[PROBLEM DESCRIPTION]: From the listing below, return each line that includes "React".

═════ RECORDS FOR PROCESSING ═════

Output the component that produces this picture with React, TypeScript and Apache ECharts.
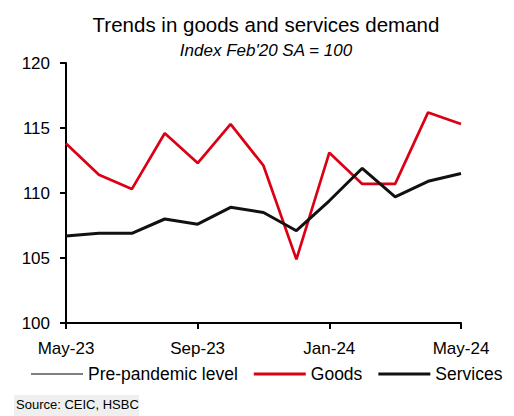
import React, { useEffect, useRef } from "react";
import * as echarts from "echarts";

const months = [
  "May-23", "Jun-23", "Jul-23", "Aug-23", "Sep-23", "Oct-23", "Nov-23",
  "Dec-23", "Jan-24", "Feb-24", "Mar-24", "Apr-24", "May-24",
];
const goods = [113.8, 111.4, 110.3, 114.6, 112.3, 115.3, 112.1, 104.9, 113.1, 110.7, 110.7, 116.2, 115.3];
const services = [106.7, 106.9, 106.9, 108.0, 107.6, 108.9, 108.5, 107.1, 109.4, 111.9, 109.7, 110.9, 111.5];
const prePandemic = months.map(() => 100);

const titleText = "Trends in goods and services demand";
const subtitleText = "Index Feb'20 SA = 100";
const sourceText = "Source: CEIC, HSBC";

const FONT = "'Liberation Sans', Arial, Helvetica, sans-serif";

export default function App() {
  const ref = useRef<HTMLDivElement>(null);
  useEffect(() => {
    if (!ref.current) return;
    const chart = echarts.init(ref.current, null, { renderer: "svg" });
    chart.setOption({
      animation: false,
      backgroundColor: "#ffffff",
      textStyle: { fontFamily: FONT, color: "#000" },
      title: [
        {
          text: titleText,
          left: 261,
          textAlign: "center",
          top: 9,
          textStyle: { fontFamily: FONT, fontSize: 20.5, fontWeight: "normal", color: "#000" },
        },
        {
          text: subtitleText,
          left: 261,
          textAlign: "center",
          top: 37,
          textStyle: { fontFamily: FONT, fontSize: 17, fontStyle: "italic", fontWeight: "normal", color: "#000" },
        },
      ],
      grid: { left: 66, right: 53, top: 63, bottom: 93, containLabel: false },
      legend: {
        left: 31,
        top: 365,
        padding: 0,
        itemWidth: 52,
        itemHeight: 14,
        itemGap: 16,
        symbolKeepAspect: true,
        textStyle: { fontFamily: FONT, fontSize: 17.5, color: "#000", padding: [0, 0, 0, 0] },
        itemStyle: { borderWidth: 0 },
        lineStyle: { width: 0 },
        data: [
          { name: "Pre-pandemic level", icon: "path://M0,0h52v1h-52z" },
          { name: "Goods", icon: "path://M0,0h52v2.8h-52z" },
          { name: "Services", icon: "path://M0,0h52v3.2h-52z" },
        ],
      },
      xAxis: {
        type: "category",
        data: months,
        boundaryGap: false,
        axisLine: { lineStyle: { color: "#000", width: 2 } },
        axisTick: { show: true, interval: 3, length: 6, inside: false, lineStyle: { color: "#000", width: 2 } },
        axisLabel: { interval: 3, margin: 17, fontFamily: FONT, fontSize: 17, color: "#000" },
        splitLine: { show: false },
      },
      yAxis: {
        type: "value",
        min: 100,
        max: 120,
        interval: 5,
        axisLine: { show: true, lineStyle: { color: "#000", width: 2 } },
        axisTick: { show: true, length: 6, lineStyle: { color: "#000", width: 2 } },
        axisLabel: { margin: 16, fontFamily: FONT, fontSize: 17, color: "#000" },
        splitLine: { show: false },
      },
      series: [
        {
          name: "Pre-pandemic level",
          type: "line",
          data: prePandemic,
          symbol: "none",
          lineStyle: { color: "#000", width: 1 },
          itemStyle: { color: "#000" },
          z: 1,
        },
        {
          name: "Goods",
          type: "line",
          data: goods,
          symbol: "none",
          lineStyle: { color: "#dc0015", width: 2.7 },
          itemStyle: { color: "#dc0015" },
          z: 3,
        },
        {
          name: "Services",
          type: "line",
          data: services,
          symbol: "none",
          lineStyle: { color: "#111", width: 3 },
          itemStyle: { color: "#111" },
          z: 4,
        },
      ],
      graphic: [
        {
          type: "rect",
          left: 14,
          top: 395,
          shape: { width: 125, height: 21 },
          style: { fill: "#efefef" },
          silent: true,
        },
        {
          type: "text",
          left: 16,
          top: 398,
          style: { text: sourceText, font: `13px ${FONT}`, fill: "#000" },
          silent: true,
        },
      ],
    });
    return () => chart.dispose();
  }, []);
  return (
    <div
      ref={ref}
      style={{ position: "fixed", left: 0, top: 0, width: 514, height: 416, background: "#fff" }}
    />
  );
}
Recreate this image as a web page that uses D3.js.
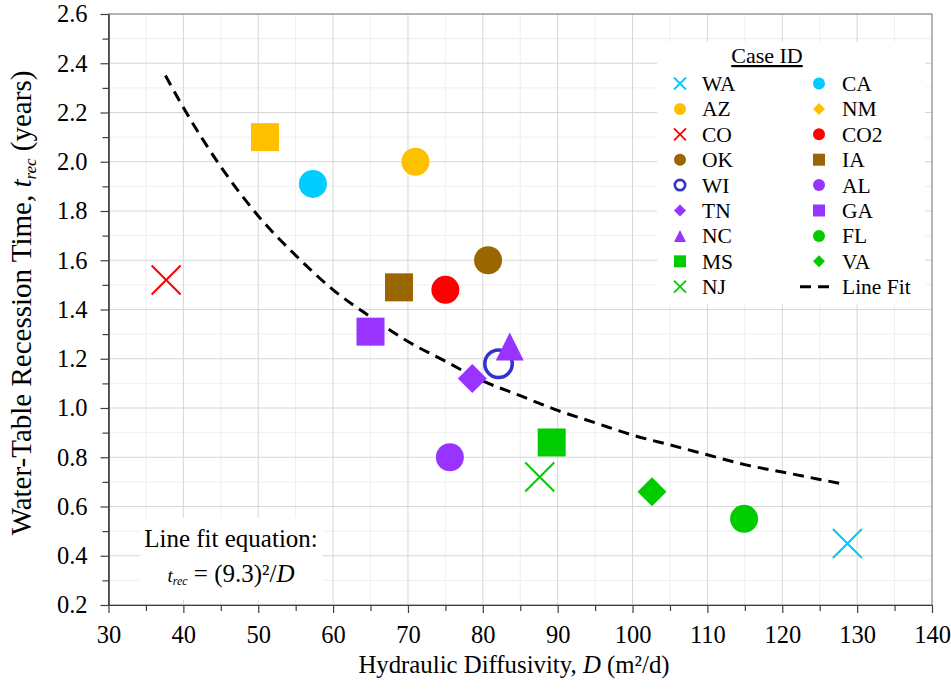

═════

[REPLY]:
Output the component that produces this picture with React, TypeScript and Apache ECharts.
import React, { useEffect, useRef } from "react";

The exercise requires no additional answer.